Día 22: La mudanza forzosa; los chacales que no entienden de tragedias

 

Por Rivelino Rueda

Foto: Camila Rueda Loya

(…) pero, eso sí, tiene que caber absolutamente todo,

 aunque haya que meterlo con calzador,

no importa lo grande

que haya sido la ciudad de piedra

y lo pequeña

que sea la ciudad de madera.

 Ryszard Kapuściński/Un día más con vida

 

Ya no se encendieron las luces del departamento 202. La amenaza del casero iba en serio y las hermanas Carolina y Beatriz, con el pequeño Mateo, optaron por guardarlo todo en cajas de cartón y emprender la huida antes del inminente desalojo.

No hubo argumentos para hacer entrar en razón a ese cabecita calva enfundado en un inmortal traje ochentero café oscuro. No era negarse al pago mensual de la renta. No era buscar pretextos para alargar un compromiso asumido.

Caro y Bety nomás no tenían el dinero. Y no lo tenían porque a una la despidieron de la empresa de manufactura de ropa en la que laboraba, allá por Iztapalapa, y a la hermana le achicaron el salario a la mitad en un bufete de contabilidad.

Y es que en esto de la emergencia epidemiológica del Covid-19, los empresarios se pintan solos. Primero la ganancia, luego la ganancia y hasta el último la ganancia. El trabajador es desechable. Es historia de siempre.

Ya no hay tiempo para pucheros, para caras tristes, para resistencias. Las hermanas Villegas meten todo su universo en cubos color ocre amarrados con cinta canela. Todo amontonado. Todo revuelto. Todo sin un orden.

Latas, vasos, recuerdos de bautizos, fotos de la abuela, mantas inservibles, ropa que nunca se usó, el peluche de Mateo a los dos años, la taza rota de la buena suerte, llaves de otros tiempos, cubiertos de distintos dueños, floreros con girasoles secos…

Figuras de porcelana que han sobrevivido a cataclismos, las fotos horizontales de las graduaciones, los primeros dibujos de Mateo enmarcados en cuadros de colores, las cartas borroneadas de engaños de Arón y de Gustavo, las velas a medias que dotaron de un poco de certeza en el terremoto de hace tres años, el balero que calmó angustias y depresiones, los zapatos que han soportado el andar…

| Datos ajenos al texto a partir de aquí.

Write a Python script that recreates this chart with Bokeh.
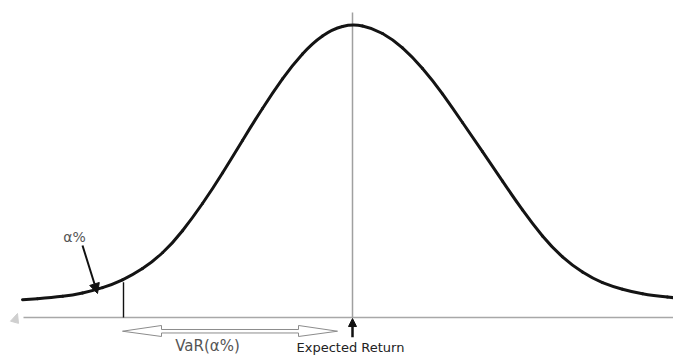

Los manteles de encaje salpicados de mole rojo y betabel, colchones que dibujan mapas oxidados en sus cubiertas, discos compactos en cajas rotas, cuadros con salpicaduras de telarañas remotas, ceniceros pestilentes, premios de la feria, conchas de mar, alhajas que sobrevivieron al empeño, trastes sucios, el árbol navideño.

Pero el casero no se podía quedar así. Tenía que haber una humillación extra. Algo que hiciera sentir a Bety, a Caro y a Mateo como “los apestados”.

El pequeño hombre envió a una extraña señora enfundada con un delantal de carnicero, guantes de látex, botas de plástico y cubrebocas industrial. Como único instrumento de trabajo, un atomizador de un litro con cloro para “desinfectar” a todo el que entre al edificio.

Por el filtro epidemiológico para el Covid-19 pasan, primero, el chofer y el ayudante del primer camión de mudanzas. Los del camión rojo. No les queda de otra. La señora funge como militar en cuartel. Primero de espaldas, desde la cabeza hasta los pies, y luego de frente, del cuello hasta los zapatos.

Toca el turno a los siguientes mudanceros. Los de la camioneta azul. Uno se opone, pero el que lleva las riendas del transporte lo pone en orden. Baja la guardia y se somete al ignominioso ritual de sanitización. Aprieta los dientes y sus labios declaman mentadas de madre silenciosas.

Bety, Caro y Mateo no se salvan. Cada que entran y salen son vaporizados con esos jugos apestosos. Sólo se tragan su enojo. Maldicen desde las entrañas. Mateo está más ocupado en verificar que sus juguetes estén a salvo. La mujer del delantal de carnicero no se inmuta. Fue contratada para eso.

Las últimas cajas son acomodadas en el Chevy gris. Van a Hidalgo, con Sara Villegas, su mamá. Por el momento no hay de otra. Dicen que ya verán las opciones cuando pase esto de las plagas, la del Covid-19 y la de los chacales de siempre. Los que viven de la tragedia humana y tienen como patrón sacar lo más vil en situaciones de emergencia.

Ya no se encendieron las luces del departamento del segundo piso. Bety y Caro dejaron las cortinas ahumadas en su sitio. También dejaron a las dos ardillas negras que todas las mañanas pedían comida desde los tendidos de cable. Los roedores están confundidos. Nada saben de la mudanza.